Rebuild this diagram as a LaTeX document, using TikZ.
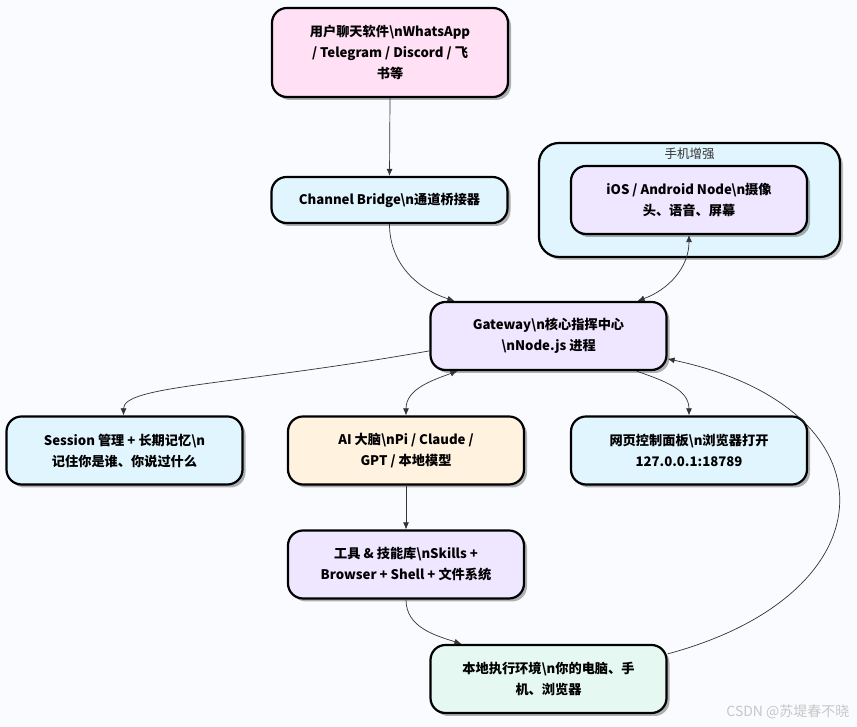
\documentclass[tikz,border=0pt]{standalone}
\usepackage{fontspec}
\setmainfont{Noto Sans CJK SC}
\usetikzlibrary{arrows.meta,shadows}
\definecolor{bgcol}{HTML}{FAFBFE}
\definecolor{pinkfill}{HTML}{FFE0F5}
\definecolor{bluefill}{HTML}{E1F5FE}
\definecolor{lilacfill}{HTML}{EFE6FF}
\definecolor{orangefill}{HTML}{FFF3E0}
\definecolor{mintfill}{HTML}{E6F8F2}
\newcommand{\bsn}{\textbackslash{}n}

\begin{document}
\begin{tikzpicture}[x=1pt,y=1pt,
	box/.style={rectangle,rounded corners=15pt,draw,line width=2.2pt,minimum width=236pt,minimum height=68pt,align=center,
		font=\bfseries\fontsize{13.2}{21}\selectfont,drop shadow={shadow xshift=3pt,shadow yshift=-3pt,opacity=.3,fill=black}},
	group/.style={rectangle,rounded corners=20pt,draw,line width=2.2pt,fill=bluefill,minimum width=301pt,minimum height=114pt,
		drop shadow={shadow xshift=3pt,shadow yshift=-3pt,opacity=.25,fill=black}},
	link/.style={draw=black!80,line width=.7pt,-{Latex[length=7pt,width=6pt]}},
	both/.style={link,{Latex[length=7pt,width=6pt]}-{Latex[length=7pt,width=6pt]}}
	]
	\useasboundingbox[fill=bgcol] (0,0) rectangle (857,727);

	\node[box,fill=pinkfill,minimum height=89pt](user) at (390,674.5){用户聊天软件\bsn WhatsApp\\/ Telegram / Discord / 飞\\书等};
	\node[box,fill=bluefill,minimum height=46pt](bridge) at (389.5,527){Channel Bridge\bsn 通道桥接器};
	\node[group](phone) at (689.5,527){};
	\node[font=\fontsize{12.5}{14}\selectfont,text=black!80](phonelabel) at (689.5,573){手机增强};
	\node[box,fill=lilacfill](ios) at (689,527){iOS / Android Node\bsn 摄像\\头、语音、屏幕};
	\node[box,fill=lilacfill](gw) at (548.5,391){Gateway\bsn 核心指挥中心\\\bsn Node.js 进程};
	\node[box,fill=bluefill](session) at (124.5,276.5){Session 管理 + 长期记忆\bsn\\记住你是谁、你说过什么};
	\node[box,fill=orangefill](ai) at (406,276.5){AI 大脑\bsn Pi / Claude /\\GPT / 本地模型};
	\node[box,fill=bluefill](web) at (689,276.5){网页控制面板\bsn 浏览器打开\\127.0.0.1:18789};
	\node[box,fill=lilacfill](tools) at (406,162.5){工具 \& 技能库\bsn Skills +\\Browser + Shell + 文件系统};
	\node[box,fill=mintfill](local) at (548.5,48){本地执行环境\bsn 你的电脑、手\\机、浏览器};
	\node[text=black!22,font=\fontsize{14}{16}\selectfont,anchor=east](mark) at (853,15){CSDN @苏堤春不晓};

	\draw[link] (user.south) -- (bridge.north);
	\draw[link] (bridge.south) to[out=-90,in=162] ([xshift=25pt]gw.north west);
	\draw[both] ([xshift=-30pt]gw.north east) to[out=20,in=-90] (ios.south);
	\draw[link] ([yshift=-50pt]gw.north west) to[out=190,in=90,out distance=200pt,in distance=30pt] ([xshift=-1pt]session.north);
	\draw[both] ([xshift=28pt]gw.south west) to[out=200,in=90] (ai.north);
	\draw[link] ([xshift=-31pt]gw.south east) to[out=-20,in=90] (web.north);
	\draw[link] (ai.south) -- (tools.north);
	\draw[link] (tools.south) to[out=-90,in=162] ([xshift=32pt]local.north west);
	\draw[link] ([yshift=-10pt]local.north east) to[out=15,in=-12,distance=235pt] ([yshift=-58pt]gw.north east);
\end{tikzpicture}
\end{document}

==*==

### WHAT IS BEING ASKED
Starting at the top of the listing above, please restate word for word each line up to and including the one that holds "(0,0) rectangle (857,727);", omitting every image.

### SOLUTION BELOW
Rebuild this diagram as a LaTeX document, using TikZ.
\documentclass[tikz,border=0pt]{standalone}
\usepackage{fontspec}
\setmainfont{Noto Sans CJK SC}
\usetikzlibrary{arrows.meta,shadows}
\definecolor{bgcol}{HTML}{FAFBFE}
\definecolor{pinkfill}{HTML}{FFE0F5}
\definecolor{bluefill}{HTML}{E1F5FE}
\definecolor{lilacfill}{HTML}{EFE6FF}
\definecolor{orangefill}{HTML}{FFF3E0}
\definecolor{mintfill}{HTML}{E6F8F2}
\newcommand{\bsn}{\textbackslash{}n}

\begin{document}
\begin{tikzpicture}[x=1pt,y=1pt,
	box/.style={rectangle,rounded corners=15pt,draw,line width=2.2pt,minimum width=236pt,minimum height=68pt,align=center,
		font=\bfseries\fontsize{13.2}{21}\selectfont,drop shadow={shadow xshift=3pt,shadow yshift=-3pt,opacity=.3,fill=black}},
	group/.style={rectangle,rounded corners=20pt,draw,line width=2.2pt,fill=bluefill,minimum width=301pt,minimum height=114pt,
		drop shadow={shadow xshift=3pt,shadow yshift=-3pt,opacity=.25,fill=black}},
	link/.style={draw=black!80,line width=.7pt,-{Latex[length=7pt,width=6pt]}},
	both/.style={link,{Latex[length=7pt,width=6pt]}-{Latex[length=7pt,width=6pt]}}
	]
	\useasboundingbox[fill=bgcol] (0,0) rectangle (857,727);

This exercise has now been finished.